Bhagavatam Part 20 : Rahmat Sri Krishna kepada Drupadi.

Kode Iklan anda yang ingin ada di sebelah kiri disini
Kode Iklan anda yang ingin ada di sebelah kanan disini


Maharesi Wyasa melanjutkan penuturannya "Dengarlah oh Maharaja. Draupadi sangat takjub ketika mengalami rahmat Sri Krishna yang memberinya anugerah pakaian untuk melindungi kehormatannya. Ia mengucurkan air mata syukur dan berseru dalam kebahagiaan batin yang tidak terhingga, 'Krishna! Krishna!' dengan luapan perasaan dan semangat sedemikian rupa sehingga orang-orang yang hadir di pendopo keraton itu ketakutan. Cahaya cemerlang yang memancar dari wajahnya membuat mereka menduga bahwa ia adalah dewi (shakti) yang memberi kekuatan alam semesta."

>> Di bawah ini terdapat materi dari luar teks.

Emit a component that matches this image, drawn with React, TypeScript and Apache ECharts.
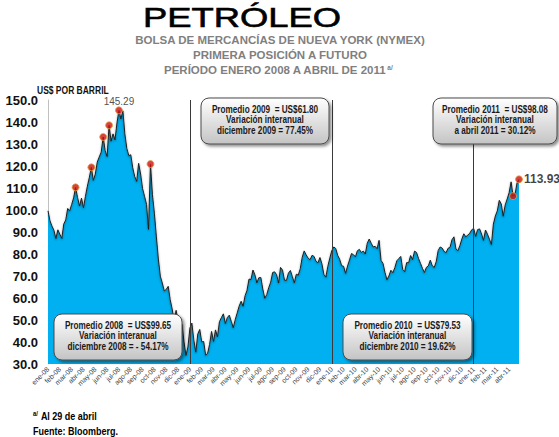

"Sementara itu Krishna menampakkan diri Beliau dalam wujud yang kasat mata di hadapan nenek Nanda, Draupadi, dan berkata, 'Adinda, mengapa bersedih hati? Saya telah lahir ke dunia dengan tujuan menghancurkan orang-orang jahat yang dibutakan oleh kesombongan ini. Saya akan mengusahakan agar kemuliaan dan kemasyhuran Pandawa dijunjung tinggi sehingga generasi mendatang yang menghuni bumi ini dapat mengaguminya. Tenangkan diri Anda."

"Mendengar ini Draupadi bersujud di kaki Sri Krishna dan membasuh kaki Beliau dengan air matanya yang menjadi hitam tercampur celak yang dikenakannya. Untaian rambutnya yang lebat panjang yang terlepas karena jambakan tangan-tangan keji, jatuh tergerai menutup kaki Sri Krishna. Ia berguling-guling di lantai mengelilingi kaki Beliau.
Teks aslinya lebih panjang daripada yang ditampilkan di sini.